- [Short problem]:
Omit all images. Write out the rest of the material exactly.

- [Collected material]:
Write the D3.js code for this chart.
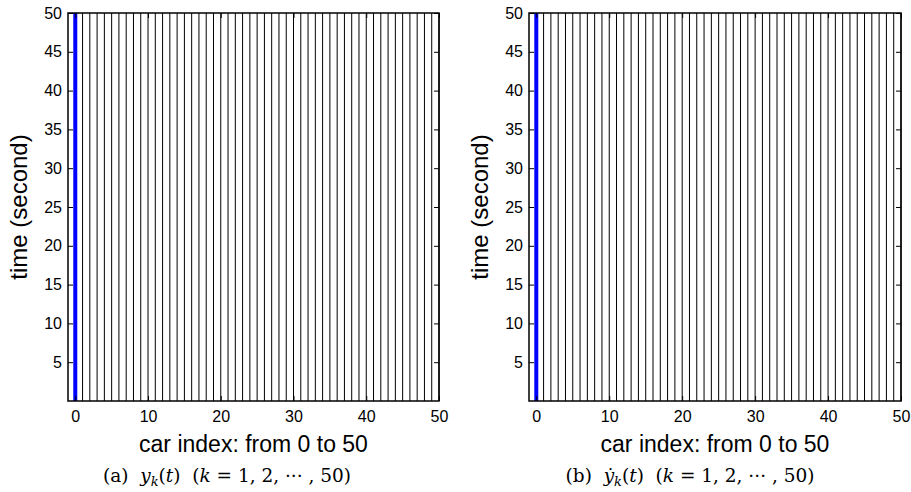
<!DOCTYPE html>
<html>
<head>
<meta charset="utf-8">
<script src="https://cdn.jsdelivr.net/npm/d3@7"></script>
<style>
  html, body { margin: 0; padding: 0; background: #fff; }
  svg { display: block; }
</style>
</head>
<body>
<svg id="chart" width="911" height="492"></svg>
<script>
// Car indices (trajectory columns); index 0 is the leading car
const carIndex = [0, 1, 2, 3, 4, 5, 6, 7, 8, 9, 10, 11, 12, 13, 14, 15, 16, 17, 18, 19, 20,
  21, 22, 23, 24, 25, 26, 27, 28, 29, 30, 31, 32, 33, 34, 35, 36, 37, 38, 39, 40,
  41, 42, 43, 44, 45, 46, 47, 48, 49, 50];
// Time span covered by every trajectory (seconds)
const timeSpan = [0, 50];
// Axis ticks
const xTicks = [0, 10, 20, 30, 40, 50];
const yTicks = [5, 10, 15, 20, 25, 30, 35, 40, 45, 50];
// Panels
const panels = [
  { letter: "(a)", dot: false, left: 68, right: 439, captionX: 227 },
  { letter: "(b)", dot: true, left: 529, right: 901, captionX: 690 }
];

const svg = d3.select("#chart");
const plotTop = 13, plotBottom = 401, tickLen = 5;
const tickFont = "Liberation Sans, Arial, Helvetica, sans-serif";

panels.forEach(p => {
  const x = d3.scaleLinear().domain([-1, 50]).range([p.left, p.right]);
  const y = d3.scaleLinear().domain([0, 50]).range([plotBottom, plotTop]);
  const g = svg.append("g");

  // one vertical trajectory per car
  g.selectAll("line.traj")
    .data(carIndex)
    .join("line")
    .attr("class", "traj")
    .attr("x1", d => x(d)).attr("x2", d => x(d))
    .attr("y1", y(timeSpan[0])).attr("y2", y(timeSpan[1]))
    .attr("stroke", d => d === 0 ? "#0000ff" : "#000")
    .attr("stroke-width", d => d === 0 ? 4 : 1);

  // axes with inward ticks, MATLAB style box
  const axB = d3.axisBottom(x).tickValues(xTicks).tickSize(-tickLen).tickPadding(10).tickFormat(d3.format("d"));
  const axT = d3.axisTop(x).tickValues(xTicks).tickSize(-tickLen).tickFormat("");
  const axL = d3.axisLeft(y).tickValues(yTicks).tickSize(-tickLen).tickPadding(6).tickFormat(d3.format("d"));
  const axR = d3.axisRight(y).tickValues(yTicks).tickSize(-tickLen).tickFormat("");

  [[axB, `translate(0,${plotBottom})`], [axT, `translate(0,${plotTop})`],
   [axL, `translate(${p.left},0)`], [axR, `translate(${p.right},0)`]].forEach(([ax, tr]) => {
    const a = g.append("g").attr("transform", tr).call(ax);
    a.select(".domain").remove();
    a.selectAll(".tick line").attr("stroke", "#000").attr("stroke-width", 1);
    a.selectAll(".tick text").attr("fill", "#000")
      .attr("font-family", tickFont).attr("font-size", 16);
  });

  // frame
  g.append("rect")
    .attr("x", p.left).attr("y", plotTop)
    .attr("width", p.right - p.left).attr("height", plotBottom - plotTop)
    .attr("fill", "none").attr("stroke", "#000").attr("stroke-width", 1.5);

  // axis titles
  g.append("text")
    .attr("x", (p.left + p.right) / 2).attr("y", 452)
    .attr("text-anchor", "middle")
    .attr("font-family", tickFont).attr("font-size", 23)
    .text("car index: from 0 to 50");

  g.append("text")
    .attr("transform", `translate(${p.left - 41},${(plotTop + plotBottom) / 2}) rotate(-90)`)
    .attr("text-anchor", "middle")
    .attr("font-family", tickFont).attr("font-size", 24)
    .text("time (second)");

  // caption
  const cap = g.append("text")
    .attr("x", p.captionX).attr("y", 482)
    .attr("text-anchor", "middle")
    .attr("font-family", "DejaVu Serif, Liberation Serif, serif")
    .attr("font-size", 18.5)
    .attr("xml:space", "preserve")
    .style("white-space", "pre");
  cap.append("tspan").text(p.letter + "  ");
  cap.append("tspan").attr("font-style", "italic").text(p.dot ? "\u1E8F" : "y");
  cap.append("tspan").attr("font-style", "italic").attr("font-size", 13).attr("dy", 4).text("k");
  cap.append("tspan").attr("dy", -4).text("(");
  cap.append("tspan").attr("font-style", "italic").text("t");
  cap.append("tspan").text(")  (");
  cap.append("tspan").attr("font-style", "italic").text("k");
  cap.append("tspan").text(" = 1, 2, \u00B7\u00B7\u00B7 , 50)");
});
</script>
</body>
</html>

- [Task solution]:
Write the D3.js code for this chart.
<!DOCTYPE html>
<html>
<head>
<meta charset="utf-8">
<script src="https://cdn.jsdelivr.net/npm/d3@7"></script>
<style>
  html, body { margin: 0; padding: 0; background: #fff; }
  svg { display: block; }
</style>
</head>
<body>
<svg id="chart" width="911" height="492"></svg>
<script>
// Car indices (trajectory columns); index 0 is the leading car
const carIndex = [0, 1, 2, 3, 4, 5, 6, 7, 8, 9, 10, 11, 12, 13, 14, 15, 16, 17, 18, 19, 20,
  21, 22, 23, 24, 25, 26, 27, 28, 29, 30, 31, 32, 33, 34, 35, 36, 37, 38, 39, 40,
  41, 42, 43, 44, 45, 46, 47, 48, 49, 50];
// Time span covered by every trajectory (seconds)
const timeSpan = [0, 50];
// Axis ticks
const xTicks = [0, 10, 20, 30, 40, 50];
const yTicks = [5, 10, 15, 20, 25, 30, 35, 40, 45, 50];
// Panels
const panels = [
  { letter: "(a)", dot: false, left: 68, right: 439, captionX: 227 },
  { letter: "(b)", dot: true, left: 529, right: 901, captionX: 690 }
];

const svg = d3.select("#chart");
const plotTop = 13, plotBottom = 401, tickLen = 5;
const tickFont = "Liberation Sans, Arial, Helvetica, sans-serif";

panels.forEach(p => {
  const x = d3.scaleLinear().domain([-1, 50]).range([p.left, p.right]);
  const y = d3.scaleLinear().domain([0, 50]).range([plotBottom, plotTop]);
  const g = svg.append("g");

  // one vertical trajectory per car
  g.selectAll("line.traj")
    .data(carIndex)
    .join("line")
    .attr("class", "traj")
    .attr("x1", d => x(d)).attr("x2", d => x(d))
    .attr("y1", y(timeSpan[0])).attr("y2", y(timeSpan[1]))
    .attr("stroke", d => d === 0 ? "#0000ff" : "#000")
    .attr("stroke-width", d => d === 0 ? 4 : 1);

  // axes with inward ticks, MATLAB style box
  const axB = d3.axisBottom(x).tickValues(xTicks).tickSize(-tickLen).tickPadding(10).tickFormat(d3.format("d"));
  const axT = d3.axisTop(x).tickValues(xTicks).tickSize(-tickLen).tickFormat("");
  const axL = d3.axisLeft(y).tickValues(yTicks).tickSize(-tickLen).tickPadding(6).tickFormat(d3.format("d"));
  const axR = d3.axisRight(y).tickValues(yTicks).tickSize(-tickLen).tickFormat("");

  [[axB, `translate(0,${plotBottom})`], [axT, `translate(0,${plotTop})`],
   [axL, `translate(${p.left},0)`], [axR, `translate(${p.right},0)`]].forEach(([ax, tr]) => {
    const a = g.append("g").attr("transform", tr).call(ax);
    a.select(".domain").remove();
    a.selectAll(".tick line").attr("stroke", "#000").attr("stroke-width", 1);
    a.selectAll(".tick text").attr("fill", "#000")
      .attr("font-family", tickFont).attr("font-size", 16);
  });

  // frame
  g.append("rect")
    .attr("x", p.left).attr("y", plotTop)
    .attr("width", p.right - p.left).attr("height", plotBottom - plotTop)
    .attr("fill", "none").attr("stroke", "#000").attr("stroke-width", 1.5);

  // axis titles
  g.append("text")
    .attr("x", (p.left + p.right) / 2).attr("y", 452)
    .attr("text-anchor", "middle")
    .attr("font-family", tickFont).attr("font-size", 23)
    .text("car index: from 0 to 50");

  g.append("text")
    .attr("transform", `translate(${p.left - 41},${(plotTop + plotBottom) / 2}) rotate(-90)`)
    .attr("text-anchor", "middle")
    .attr("font-family", tickFont).attr("font-size", 24)
    .text("time (second)");

  // caption
  const cap = g.append("text")
    .attr("x", p.captionX).attr("y", 482)
    .attr("text-anchor", "middle")
    .attr("font-family", "DejaVu Serif, Liberation Serif, serif")
    .attr("font-size", 18.5)
    .attr("xml:space", "preserve")
    .style("white-space", "pre");
  cap.append("tspan").text(p.letter + "  ");
  cap.append("tspan").attr("font-style", "italic").text(p.dot ? "\u1E8F" : "y");
  cap.append("tspan").attr("font-style", "italic").attr("font-size", 13).attr("dy", 4).text("k");
  cap.append("tspan").attr("dy", -4).text("(");
  cap.append("tspan").attr("font-style", "italic").text("t");
  cap.append("tspan").text(")  (");
  cap.append("tspan").attr("font-style", "italic").text("k");
  cap.append("tspan").text(" = 1, 2, \u00B7\u00B7\u00B7 , 50)");
});
</script>
</body>
</html>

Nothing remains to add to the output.